Но, конечно, наиболее существенным технологическим протезом сознания становится изображение, данное нам через оптику. Овеществление сознания в оптике являет себя с необыкновенной силой в XIX веке, который более или менее одновременно открывает фотографию, спиритизм и оптические фантасмагории. Смешение невидимых образов и видимых картинок характерно для сознания этого столетия. Бальзак, например, считал, что дух мертвых, являющий себя спириту, подобен симулякрам, роящимся в атмосфере и отпечатывающимся на фотоэмульсии. Дагеротипия оказывается способом перевести в видимое нечто промежуточное между внутренним образом и внешней перцепцией. Бальзак писал в «Кузене Понсе»: «Духовный мир выкроен, если можно так выразиться, по образцу мира материального; и там и тут мы встречаем те же явления, но с особенностями, свойственными данной сфере.
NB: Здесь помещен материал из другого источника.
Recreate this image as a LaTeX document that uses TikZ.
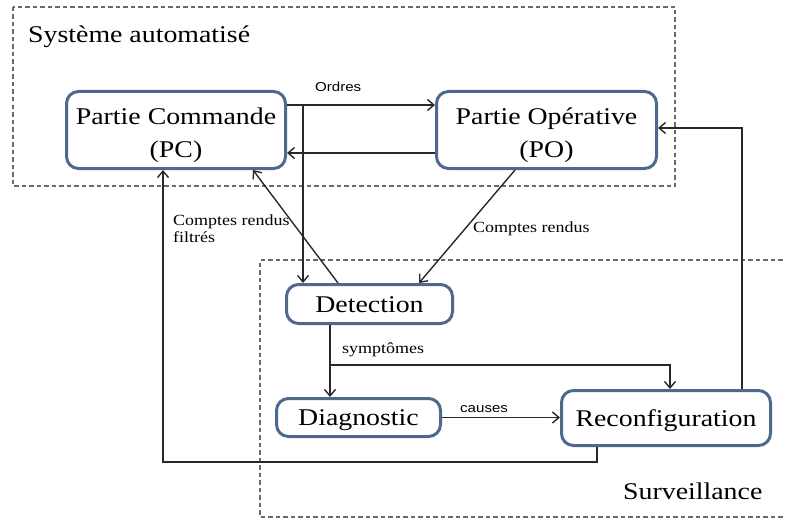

Так же как физические тела дают реальные отображения в атмосфере — их спектр, что позволяет дагерротипии улавливать его, точно так же и мысли, которые суть реальности и наделены силой воздействия, запечатлеваются в том, что следовало бы назвать атмосферой мира духовного, и вызывают там определенные изменения, живут "спектрально" (для обозначения не получивших еще названия явлений приходится придумывать слова).»[26] Мысли, согласно Бальзаку, обладают способностью запечатлеваться в спектральной сфере, которая может явить себя на дагеротипе. Нельзя не согласиться с Томом Ганнингом, писавшим о существовании глубокой связи между фантомами и фотографией, связи, длящейся и по сей день: «.призраки, как фантазмы, открывающие скрытые воззрения на природу визуальных образов, все еще обитают в современном медийном пейзаже»[27]. Реймон Беллур утверждает, что призрак является формой медиации между технологическим и ментальным, в нем, по мнению Беллура, технологическое находит опору в ментальном и наоборот[28]. Призрак — это образ сознания, идея, ноэма, получающая с помощью технологии (волшебного фонаря, фотографии, кино) видимость, специфическую материальность видимого. Не случайно, конечно, Горький видел в кинематографе «жизнь привидений».